#### [PROBLEM DETAILS]
Output the first line of the listing and each line after it, up to and including the line that contains "10, 11, 12];", exactly as written, minus the pictures.

** begin DATA EXCERPT **

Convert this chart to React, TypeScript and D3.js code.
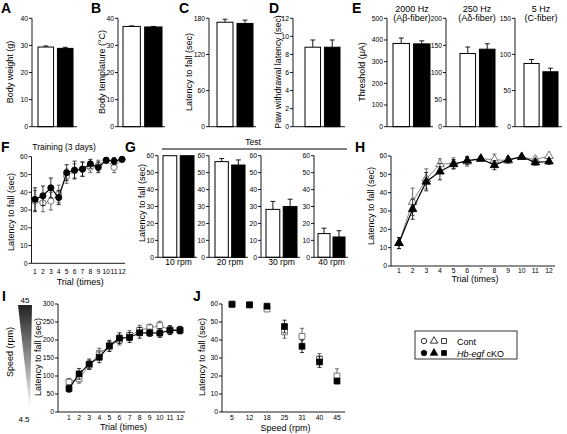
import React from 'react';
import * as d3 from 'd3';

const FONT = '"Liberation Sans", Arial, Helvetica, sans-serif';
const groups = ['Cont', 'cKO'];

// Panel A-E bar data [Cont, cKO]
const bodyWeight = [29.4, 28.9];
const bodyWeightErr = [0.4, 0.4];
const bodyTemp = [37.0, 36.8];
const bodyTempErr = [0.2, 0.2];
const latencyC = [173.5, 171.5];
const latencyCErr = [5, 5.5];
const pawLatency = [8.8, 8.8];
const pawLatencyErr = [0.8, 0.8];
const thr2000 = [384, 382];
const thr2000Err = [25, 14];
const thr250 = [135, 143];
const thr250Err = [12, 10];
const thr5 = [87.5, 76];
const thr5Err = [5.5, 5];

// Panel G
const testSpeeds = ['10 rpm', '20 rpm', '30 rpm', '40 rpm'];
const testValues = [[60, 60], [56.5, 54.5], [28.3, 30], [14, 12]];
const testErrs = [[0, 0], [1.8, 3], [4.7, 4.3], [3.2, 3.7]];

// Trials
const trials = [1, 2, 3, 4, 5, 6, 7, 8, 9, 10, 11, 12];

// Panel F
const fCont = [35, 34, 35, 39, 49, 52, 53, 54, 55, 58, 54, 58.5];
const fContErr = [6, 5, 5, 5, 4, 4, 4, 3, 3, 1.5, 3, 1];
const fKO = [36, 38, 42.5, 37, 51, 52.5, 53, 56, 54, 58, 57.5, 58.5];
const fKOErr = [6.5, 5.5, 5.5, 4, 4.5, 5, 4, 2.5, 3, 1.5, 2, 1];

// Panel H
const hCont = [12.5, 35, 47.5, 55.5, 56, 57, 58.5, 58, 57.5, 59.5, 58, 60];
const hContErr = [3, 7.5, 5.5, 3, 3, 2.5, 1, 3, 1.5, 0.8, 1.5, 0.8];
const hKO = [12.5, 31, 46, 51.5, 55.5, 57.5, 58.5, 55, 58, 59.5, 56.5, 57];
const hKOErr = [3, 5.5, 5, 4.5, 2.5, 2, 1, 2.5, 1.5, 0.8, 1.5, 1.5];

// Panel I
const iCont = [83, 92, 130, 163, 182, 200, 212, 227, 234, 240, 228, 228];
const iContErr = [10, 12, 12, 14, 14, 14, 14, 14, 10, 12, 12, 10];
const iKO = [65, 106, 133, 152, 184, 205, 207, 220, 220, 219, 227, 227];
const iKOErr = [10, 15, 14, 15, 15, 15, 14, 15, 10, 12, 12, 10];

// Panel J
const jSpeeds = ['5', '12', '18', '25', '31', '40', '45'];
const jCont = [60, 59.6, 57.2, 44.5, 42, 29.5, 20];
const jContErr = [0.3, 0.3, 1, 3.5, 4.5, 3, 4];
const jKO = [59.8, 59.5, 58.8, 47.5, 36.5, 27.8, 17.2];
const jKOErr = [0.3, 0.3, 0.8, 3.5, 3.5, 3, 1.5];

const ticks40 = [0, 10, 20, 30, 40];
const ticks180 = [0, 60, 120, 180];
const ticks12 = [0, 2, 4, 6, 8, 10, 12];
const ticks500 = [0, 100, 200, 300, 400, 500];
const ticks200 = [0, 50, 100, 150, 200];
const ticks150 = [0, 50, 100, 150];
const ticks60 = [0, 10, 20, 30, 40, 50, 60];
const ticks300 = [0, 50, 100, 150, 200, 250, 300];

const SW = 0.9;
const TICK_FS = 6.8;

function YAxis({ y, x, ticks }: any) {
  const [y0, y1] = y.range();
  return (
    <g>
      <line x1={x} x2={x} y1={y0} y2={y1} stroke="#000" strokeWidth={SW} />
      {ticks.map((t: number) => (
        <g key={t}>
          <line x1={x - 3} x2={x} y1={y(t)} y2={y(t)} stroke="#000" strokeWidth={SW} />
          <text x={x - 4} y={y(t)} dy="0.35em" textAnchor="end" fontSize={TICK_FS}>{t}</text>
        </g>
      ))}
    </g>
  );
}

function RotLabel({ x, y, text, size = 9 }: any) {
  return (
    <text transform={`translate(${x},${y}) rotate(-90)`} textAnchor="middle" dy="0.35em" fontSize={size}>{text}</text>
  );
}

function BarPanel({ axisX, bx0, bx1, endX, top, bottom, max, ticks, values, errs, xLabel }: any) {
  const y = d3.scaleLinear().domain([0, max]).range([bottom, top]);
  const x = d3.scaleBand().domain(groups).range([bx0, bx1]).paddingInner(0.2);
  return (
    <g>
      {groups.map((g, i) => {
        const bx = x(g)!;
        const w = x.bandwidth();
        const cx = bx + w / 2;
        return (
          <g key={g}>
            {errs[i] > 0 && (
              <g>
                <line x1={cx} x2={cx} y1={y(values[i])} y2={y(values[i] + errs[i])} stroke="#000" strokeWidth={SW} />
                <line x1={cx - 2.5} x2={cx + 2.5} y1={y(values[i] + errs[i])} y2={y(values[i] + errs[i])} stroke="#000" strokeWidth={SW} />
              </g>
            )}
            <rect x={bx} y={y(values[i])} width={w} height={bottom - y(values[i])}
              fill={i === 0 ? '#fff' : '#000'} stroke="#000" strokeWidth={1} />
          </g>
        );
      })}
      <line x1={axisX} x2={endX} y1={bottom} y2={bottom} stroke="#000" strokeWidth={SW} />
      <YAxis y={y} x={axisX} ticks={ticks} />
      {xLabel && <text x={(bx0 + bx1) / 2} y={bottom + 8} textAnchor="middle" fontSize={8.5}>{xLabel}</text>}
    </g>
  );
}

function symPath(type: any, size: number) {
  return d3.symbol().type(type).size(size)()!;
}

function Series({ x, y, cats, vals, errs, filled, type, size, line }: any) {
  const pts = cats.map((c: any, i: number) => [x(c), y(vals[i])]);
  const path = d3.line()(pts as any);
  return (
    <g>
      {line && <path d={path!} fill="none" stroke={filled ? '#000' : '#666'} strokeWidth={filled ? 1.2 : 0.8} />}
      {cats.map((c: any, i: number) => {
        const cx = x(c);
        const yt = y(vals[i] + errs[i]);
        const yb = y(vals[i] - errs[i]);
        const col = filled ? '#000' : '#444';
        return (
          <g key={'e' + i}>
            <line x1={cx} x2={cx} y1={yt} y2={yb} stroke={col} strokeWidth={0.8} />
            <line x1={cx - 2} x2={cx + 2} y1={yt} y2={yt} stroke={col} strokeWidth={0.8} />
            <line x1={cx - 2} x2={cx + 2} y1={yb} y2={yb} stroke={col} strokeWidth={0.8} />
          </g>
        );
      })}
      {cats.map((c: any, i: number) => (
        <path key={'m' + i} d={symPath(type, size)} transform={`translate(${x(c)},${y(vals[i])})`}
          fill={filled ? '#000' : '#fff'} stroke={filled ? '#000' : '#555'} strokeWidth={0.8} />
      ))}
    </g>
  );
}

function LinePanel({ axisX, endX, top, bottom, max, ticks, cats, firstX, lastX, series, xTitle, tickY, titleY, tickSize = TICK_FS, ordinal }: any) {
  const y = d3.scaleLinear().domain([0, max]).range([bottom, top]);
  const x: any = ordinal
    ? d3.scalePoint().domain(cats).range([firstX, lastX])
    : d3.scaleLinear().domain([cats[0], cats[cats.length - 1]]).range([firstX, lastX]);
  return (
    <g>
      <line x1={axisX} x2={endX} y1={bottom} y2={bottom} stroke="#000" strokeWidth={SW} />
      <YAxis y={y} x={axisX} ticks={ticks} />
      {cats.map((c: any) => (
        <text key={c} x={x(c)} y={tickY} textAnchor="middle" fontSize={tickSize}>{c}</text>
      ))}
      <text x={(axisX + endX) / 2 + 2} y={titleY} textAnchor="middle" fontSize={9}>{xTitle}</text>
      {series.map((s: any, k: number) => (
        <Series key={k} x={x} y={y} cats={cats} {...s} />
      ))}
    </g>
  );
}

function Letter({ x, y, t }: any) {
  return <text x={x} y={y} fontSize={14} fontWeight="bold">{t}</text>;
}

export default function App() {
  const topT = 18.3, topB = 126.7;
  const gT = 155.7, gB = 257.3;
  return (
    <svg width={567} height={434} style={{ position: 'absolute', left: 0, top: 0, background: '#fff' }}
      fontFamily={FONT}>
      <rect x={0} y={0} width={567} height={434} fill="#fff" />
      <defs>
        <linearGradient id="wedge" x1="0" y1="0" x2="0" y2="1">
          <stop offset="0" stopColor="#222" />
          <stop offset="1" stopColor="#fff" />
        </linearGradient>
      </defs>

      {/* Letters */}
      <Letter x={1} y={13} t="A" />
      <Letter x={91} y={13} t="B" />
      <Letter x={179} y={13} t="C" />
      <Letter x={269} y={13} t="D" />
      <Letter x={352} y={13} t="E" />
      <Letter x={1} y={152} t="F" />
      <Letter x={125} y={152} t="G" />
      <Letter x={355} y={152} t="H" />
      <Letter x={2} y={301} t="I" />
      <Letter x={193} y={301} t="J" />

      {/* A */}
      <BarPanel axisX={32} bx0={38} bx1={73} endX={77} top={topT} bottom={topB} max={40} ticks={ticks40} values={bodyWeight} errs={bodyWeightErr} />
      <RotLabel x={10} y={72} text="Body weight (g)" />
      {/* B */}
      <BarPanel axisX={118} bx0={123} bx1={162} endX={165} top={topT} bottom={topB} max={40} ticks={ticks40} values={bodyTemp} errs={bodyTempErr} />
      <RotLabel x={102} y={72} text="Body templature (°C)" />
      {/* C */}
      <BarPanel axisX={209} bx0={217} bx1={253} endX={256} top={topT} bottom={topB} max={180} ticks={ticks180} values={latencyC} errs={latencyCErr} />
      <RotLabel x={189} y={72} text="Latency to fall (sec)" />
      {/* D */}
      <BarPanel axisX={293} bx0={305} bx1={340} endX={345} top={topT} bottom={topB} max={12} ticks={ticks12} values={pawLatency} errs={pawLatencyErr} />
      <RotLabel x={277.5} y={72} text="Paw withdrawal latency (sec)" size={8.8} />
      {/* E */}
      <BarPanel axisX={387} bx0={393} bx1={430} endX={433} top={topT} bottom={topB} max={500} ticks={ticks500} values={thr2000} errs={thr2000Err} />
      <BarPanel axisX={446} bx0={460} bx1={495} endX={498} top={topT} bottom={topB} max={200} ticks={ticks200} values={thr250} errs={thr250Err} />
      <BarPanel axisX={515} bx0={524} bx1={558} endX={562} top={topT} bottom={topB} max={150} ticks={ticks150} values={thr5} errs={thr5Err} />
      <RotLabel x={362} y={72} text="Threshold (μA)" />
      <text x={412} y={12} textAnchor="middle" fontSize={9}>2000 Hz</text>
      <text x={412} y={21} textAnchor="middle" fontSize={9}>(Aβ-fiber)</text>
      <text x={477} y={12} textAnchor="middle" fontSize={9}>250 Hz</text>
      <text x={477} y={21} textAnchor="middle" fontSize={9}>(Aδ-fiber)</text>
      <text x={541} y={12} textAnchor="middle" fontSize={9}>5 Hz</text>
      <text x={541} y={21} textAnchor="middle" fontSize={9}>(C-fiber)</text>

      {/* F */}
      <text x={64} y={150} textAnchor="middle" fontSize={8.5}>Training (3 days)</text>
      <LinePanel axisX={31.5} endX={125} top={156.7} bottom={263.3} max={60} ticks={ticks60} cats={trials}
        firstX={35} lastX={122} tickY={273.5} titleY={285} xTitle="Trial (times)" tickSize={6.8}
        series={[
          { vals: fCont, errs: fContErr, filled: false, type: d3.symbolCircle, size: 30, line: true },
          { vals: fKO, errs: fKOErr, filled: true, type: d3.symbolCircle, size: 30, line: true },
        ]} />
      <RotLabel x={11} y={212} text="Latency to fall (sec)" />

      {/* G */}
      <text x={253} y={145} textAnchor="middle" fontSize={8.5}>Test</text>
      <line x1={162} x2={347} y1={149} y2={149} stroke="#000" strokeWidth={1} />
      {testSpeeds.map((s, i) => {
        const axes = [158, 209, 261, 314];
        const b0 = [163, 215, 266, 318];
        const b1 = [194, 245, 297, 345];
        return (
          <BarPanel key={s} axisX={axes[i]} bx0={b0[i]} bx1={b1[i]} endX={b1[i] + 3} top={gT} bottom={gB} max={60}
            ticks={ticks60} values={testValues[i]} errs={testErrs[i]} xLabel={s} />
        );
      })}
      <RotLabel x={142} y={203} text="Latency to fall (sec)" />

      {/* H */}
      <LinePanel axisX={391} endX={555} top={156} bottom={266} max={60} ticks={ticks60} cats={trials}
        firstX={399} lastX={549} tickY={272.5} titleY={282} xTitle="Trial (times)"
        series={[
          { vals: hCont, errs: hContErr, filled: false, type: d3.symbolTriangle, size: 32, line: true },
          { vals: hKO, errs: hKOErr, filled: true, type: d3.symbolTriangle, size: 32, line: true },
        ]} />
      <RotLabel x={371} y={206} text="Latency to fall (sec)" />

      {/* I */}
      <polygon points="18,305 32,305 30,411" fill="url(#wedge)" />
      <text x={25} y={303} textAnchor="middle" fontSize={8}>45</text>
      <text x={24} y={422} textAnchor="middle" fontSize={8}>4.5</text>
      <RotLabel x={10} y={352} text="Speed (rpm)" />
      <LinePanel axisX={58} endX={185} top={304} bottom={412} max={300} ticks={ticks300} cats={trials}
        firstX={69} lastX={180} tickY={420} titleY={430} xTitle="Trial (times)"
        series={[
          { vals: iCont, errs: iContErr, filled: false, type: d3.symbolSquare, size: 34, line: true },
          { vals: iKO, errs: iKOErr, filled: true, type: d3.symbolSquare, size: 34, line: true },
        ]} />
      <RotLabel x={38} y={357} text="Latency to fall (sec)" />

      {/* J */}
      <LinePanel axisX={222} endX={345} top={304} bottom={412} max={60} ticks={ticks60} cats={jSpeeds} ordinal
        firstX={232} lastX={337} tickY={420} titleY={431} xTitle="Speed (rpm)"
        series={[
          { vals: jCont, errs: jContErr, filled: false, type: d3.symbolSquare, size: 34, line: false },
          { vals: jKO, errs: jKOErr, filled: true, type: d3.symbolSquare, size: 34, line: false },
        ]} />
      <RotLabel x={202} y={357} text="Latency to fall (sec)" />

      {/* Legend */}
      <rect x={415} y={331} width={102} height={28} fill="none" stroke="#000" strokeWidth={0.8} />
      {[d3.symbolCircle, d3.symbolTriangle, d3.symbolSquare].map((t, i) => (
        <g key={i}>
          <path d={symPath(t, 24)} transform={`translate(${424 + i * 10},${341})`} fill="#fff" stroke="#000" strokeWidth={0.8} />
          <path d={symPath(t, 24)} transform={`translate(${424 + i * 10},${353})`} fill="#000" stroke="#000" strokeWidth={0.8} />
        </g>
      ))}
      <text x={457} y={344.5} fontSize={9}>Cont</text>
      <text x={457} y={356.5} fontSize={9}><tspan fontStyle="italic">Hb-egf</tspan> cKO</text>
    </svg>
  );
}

** end DATA EXCERPT **

#### [IN RESPONSE]
Convert this chart to React, TypeScript and D3.js code.
import React from 'react';
import * as d3 from 'd3';

const FONT = '"Liberation Sans", Arial, Helvetica, sans-serif';
const groups = ['Cont', 'cKO'];

// Panel A-E bar data [Cont, cKO]
const bodyWeight = [29.4, 28.9];
const bodyWeightErr = [0.4, 0.4];
const bodyTemp = [37.0, 36.8];
const bodyTempErr = [0.2, 0.2];
const latencyC = [173.5, 171.5];
const latencyCErr = [5, 5.5];
const pawLatency = [8.8, 8.8];
const pawLatencyErr = [0.8, 0.8];
const thr2000 = [384, 382];
const thr2000Err = [25, 14];
const thr250 = [135, 143];
const thr250Err = [12, 10];
const thr5 = [87.5, 76];
const thr5Err = [5.5, 5];

// Panel G
const testSpeeds = ['10 rpm', '20 rpm', '30 rpm', '40 rpm'];
const testValues = [[60, 60], [56.5, 54.5], [28.3, 30], [14, 12]];
const testErrs = [[0, 0], [1.8, 3], [4.7, 4.3], [3.2, 3.7]];

// Trials
const trials = [1, 2, 3, 4, 5, 6, 7, 8, 9, 10, 11, 12];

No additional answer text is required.